MELBOURNE (Reuters) – BHP Group on Tuesday reported its best first-half profit in seven years and declared a record interim dividend, as top metals user China’s strong appetite for iron ore to support its infrastructure push kept prices elevated.
China’s reliance on commodity-intensive stimulus measures to sustain economic growth has sent prices of the steel making ingredient to multi-year highs, while the COVID-19 vaccination push has brightened outlook for global trade this year.
The world’s largest listed miner said in a statement it expects a continuation of strong Chinese demand in 2021, and recovery in the rest of the world’s global crude steel production.
“It’s a pretty solid result,” said portfolio manager Andy Forster of Argo Investments.
“Relative to expectations, it looked pretty good, strong cash flows and dividend, projects operationally performing well,” he said. “Strong iron ore and copper should set it up for a pretty good second half as well.”
BHP is the first of its Australian peers to report this week, with all expected to cash in on sky high prices for iron ore. Rio Tinto reports on Wednesday and Fortescue on Thursday. Last month, BHP forecast record annual iron ore output.
The company declared an interim dividend of $1.01 per share, up from last year’s payout of $0.65 per share.

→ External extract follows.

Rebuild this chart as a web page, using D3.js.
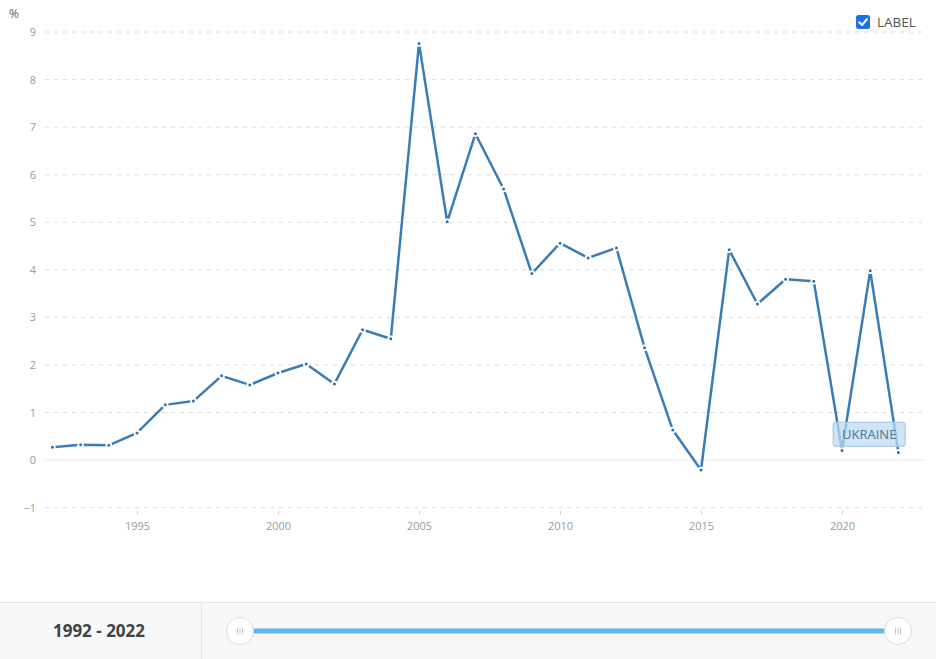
<!DOCTYPE html>
<html>
<head>
<meta charset="utf-8">
<script src="https://cdn.jsdelivr.net/npm/d3@7/dist/d3.min.js"></script>
<style>
  html, body { margin: 0; padding: 0; background: #fff; }
  svg { display: block; font-family: "Open Sans", "Noto Sans", sans-serif; }
</style>
</head>
<body>
<svg id="chart" width="936" height="659"></svg>
<script>
const years = d3.range(1992, 2023);
const values = [0.27, 0.32, 0.31, 0.57, 1.16, 1.24, 1.77, 1.58, 1.83, 2.02,
                1.60, 2.74, 2.55, 8.76, 5.01, 6.86, 5.70, 3.92, 4.56, 4.25,
                4.46, 2.36, 0.63, -0.21, 4.42, 3.28, 3.80, 3.76, 0.20, 3.98, 0.16];
const yTicks = [-1, 0, 1, 2, 3, 4, 5, 6, 7, 8, 9];
const xTicks = [1995, 2000, 2005, 2010, 2015, 2020];
const seriesName = "UKRAINE";
const unitLabel = "%";
const legendLabel = "LABEL";
const rangeLabel = "1992 - 2022";

const data = years.map((y, i) => ({ year: y, value: values[i] }));

const svg = d3.select("#chart");
const x = d3.scaleLinear().domain([1992, 2022]).range([52.4, 898.4]);
const y = d3.scaleLinear().domain([-1, 9]).range([507.6, 32]);

// gridlines
const grid = svg.append("g");
yTicks.forEach(t => {
  grid.append("line")
    .attr("x1", 45).attr("x2", 924)
    .attr("y1", y(t)).attr("y2", y(t))
    .attr("stroke", t === 0 ? "#e9e9ef" : "#dcdcdc")
    .attr("stroke-width", 1)
    .attr("stroke-dasharray", t === 0 ? null : "4,5");
});

// y axis labels
const yAxis = d3.axisLeft(y).tickValues(yTicks).tickSize(0).tickPadding(0);
const gy = svg.append("g").attr("transform", "translate(36,0)").call(yAxis);
gy.select(".domain").remove();
gy.selectAll("text").attr("fill", "#9a9a9a").attr("font-size", 11)
  .attr("font-family", "Open Sans, sans-serif");

// x axis
const xAxis = d3.axisBottom(x).tickValues(xTicks).tickFormat(d3.format("d")).tickSize(4).tickPadding(8);
const gx = svg.append("g").attr("transform", `translate(0,${y(-1) + 3})`).call(xAxis);
gx.select(".domain").remove();
gx.selectAll("line").attr("stroke", "#cfcfcf");
gx.selectAll("text").attr("fill", "#9a9a9a").attr("font-size", 11)
  .attr("font-family", "Open Sans, sans-serif");

// unit label
svg.append("text").attr("x", 9).attr("y", 18).text(unitLabel)
  .attr("fill", "#666").attr("font-size", 12);

// line
const line = d3.line().x(d => x(d.year)).y(d => y(d.value));
svg.append("path").datum(data)
  .attr("d", line)
  .attr("fill", "none")
  .attr("stroke", "#3a7db6")
  .attr("stroke-width", 2.5)
  .attr("stroke-linejoin", "round");

svg.append("g").selectAll("circle").data(data).join("circle")
  .attr("cx", d => x(d.year)).attr("cy", d => y(d.value))
  .attr("r", 2.4)
  .attr("fill", "#2e6fa5")
  .attr("stroke", "#fff")
  .attr("stroke-width", 1.8);

// series label box
const lbx = x(2021) - 1, lby = y(0.54);
const lbl = svg.append("g").attr("transform", `translate(${lbx},${lby})`);
lbl.append("rect").attr("x", -36).attr("y", -12).attr("width", 72).attr("height", 24)
  .attr("rx", 3)
  .attr("fill", "rgba(190, 217, 240, 0.72)")
  .attr("stroke", "#a9cbe8").attr("stroke-width", 1.2);
lbl.append("text").attr("text-anchor", "middle").attr("dy", "0.36em")
  .attr("font-size", 13).attr("fill", "#44789f").text(seriesName);

// legend checkbox
const lg = svg.append("g").attr("transform", "translate(856,15)");
lg.append("rect").attr("width", 14).attr("height", 14).attr("rx", 2.5).attr("fill", "#1a73e8");
lg.append("path").attr("d", "M3.2,7.2 L6,10 L11,4.2").attr("fill", "none")
  .attr("stroke", "#fff").attr("stroke-width", 2).attr("stroke-linecap", "round").attr("stroke-linejoin", "round");
svg.append("text").attr("x", 877).attr("y", 27).text(legendLabel)
  .attr("fill", "#555").attr("font-size", 13.5);

// bottom range panel
const panel = svg.append("g");
panel.append("rect").attr("x", 0).attr("y", 602).attr("width", 936).attr("height", 57).attr("fill", "#f7f8fa");
panel.append("line").attr("x1", 0).attr("x2", 936).attr("y1", 602.5).attr("y2", 602.5).attr("stroke", "#e6e7ea");
panel.append("line").attr("x1", 201.5).attr("x2", 201.5).attr("y1", 603).attr("y2", 659).attr("stroke", "#e6e7ea");
panel.append("text").attr("x", 99).attr("y", 637).attr("text-anchor", "middle")
  .attr("font-size", 17).attr("font-weight", 700).attr("fill", "#444").text(rangeLabel);

const sx = d3.scaleLinear().domain([1992, 2022]).range([240, 898]);
panel.append("line").attr("x1", sx(1992)).attr("x2", sx(2022)).attr("y1", 631).attr("y2", 631)
  .attr("stroke", "#62b6ea").attr("stroke-width", 5);
[1992, 2022].forEach(v => {
  const h = panel.append("g").attr("transform", `translate(${sx(v)},631)`);
  h.append("circle").attr("r", 13.5).attr("fill", "#fff").attr("stroke", "#dcdde0").attr("stroke-width", 1);
  [-2.5, 0, 2.5].forEach(dx => {
    h.append("line").attr("x1", dx).attr("x2", dx).attr("y1", -3.5).attr("y2", 3.5)
      .attr("stroke", "#c8c8cc").attr("stroke-width", 1);
  });
});
</script>
</body>
</html>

Its underlying profit from continuing operations for the six months ended Dec. 31 rose to $6.04 billion from $5.19 billion last year. It missed a consensus of $6.33 billion, however, from 17 analysts compiled by research firm Vuma Financial.
BHP acknowledged that its coal business, which is under review for sale or spin off, has taken a hit due to a trade spat between Australia and China that the miner does not expect to be resolved any time soon.
“We’re certainly not banking on any near-term resetting of that policy,” Chief Executive Mike Henry told reporters on a results call.
BHP is expected to make an investment decision soon on its $5.3-$5.7 billion Jansen potash project in Canada and the Scarborough natural gas project off Western Australia, in which BHP will invest $1.4-1.9 billion.
Jefferies expects both to be approved, “but we believe M&A options will be considered as well,” it said in a report.